2007年USオープンの最終日に、サンプラスとフェデラーが3月にマジソン・スクエア・ガーデンで対戦するという発表がなされて以来、アメリカの熱心なファンはその機会を待ち焦がれてきた。企業のある者たちは、ガーデンでのエキシビションは実現しないかも知れないと言う。2人のプレーヤーがそれをしたくないからではなく、ニューヨークでこれほど大規模な一夜のイベントを行う事につきまとう経費と関わる理由のためである。いずれにせよ、サンプラスは今後2年ほど、自分をプッシュするあらゆる機会を生かしたいと望んでいる。

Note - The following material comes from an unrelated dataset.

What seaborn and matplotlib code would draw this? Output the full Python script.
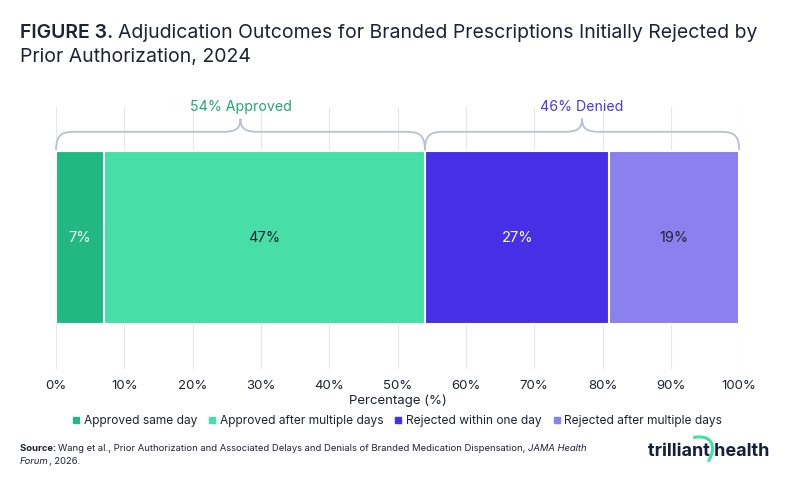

「僕は今でもプレーを楽しんでいる」と、彼は会話の終わりに言った。「ロジャーとの試合は、とても満足のいくものだった。僕は今でも現役の誰とでも競い合えると思っている。誰をも負かせると言っているのではないよ。ハードコートか他の速いコートでなら、僕は少なくとも誰に対しても渡り合える、かなり巧みにサービスゲームをキープして、あちこちで若干のウィナーを放てるだろうという意味だ。この1年ほどの間、僕は競い合えると感じてきた。来年もさらにエキシビションで若手とプレーしたいと思う。ブレイクであれ、ロディックであれ、あるいは他の誰かであれ、競技の場に出て、自分の状態がどの辺りにあるかをテストするために。彼らがそれをしたがるかどうかは分からないが、僕がまだ競い合える間に行うのは楽しみだ。年齢を重ねるにつれて、窓は徐々に閉じられていくからね。1〜2年はまだできると思う」

反論の余地なく、彼はフェデラー戦での活気あるプレーでそれを証明した。そして彼がこのインタビューを終わらせ、息子を学校へ連れて行くために去っていった時に、私はもう一度思い出させられた。彼が新しい挑戦に臨むと心を決める時、目標を見いだして全力で追い求める時、すべてを賭ける時、ピート・サンプラスは必ず成功へのあらゆる可能性を自身に与えるのだと。

彼は常にそうしてきた。そして常にそうするだろう。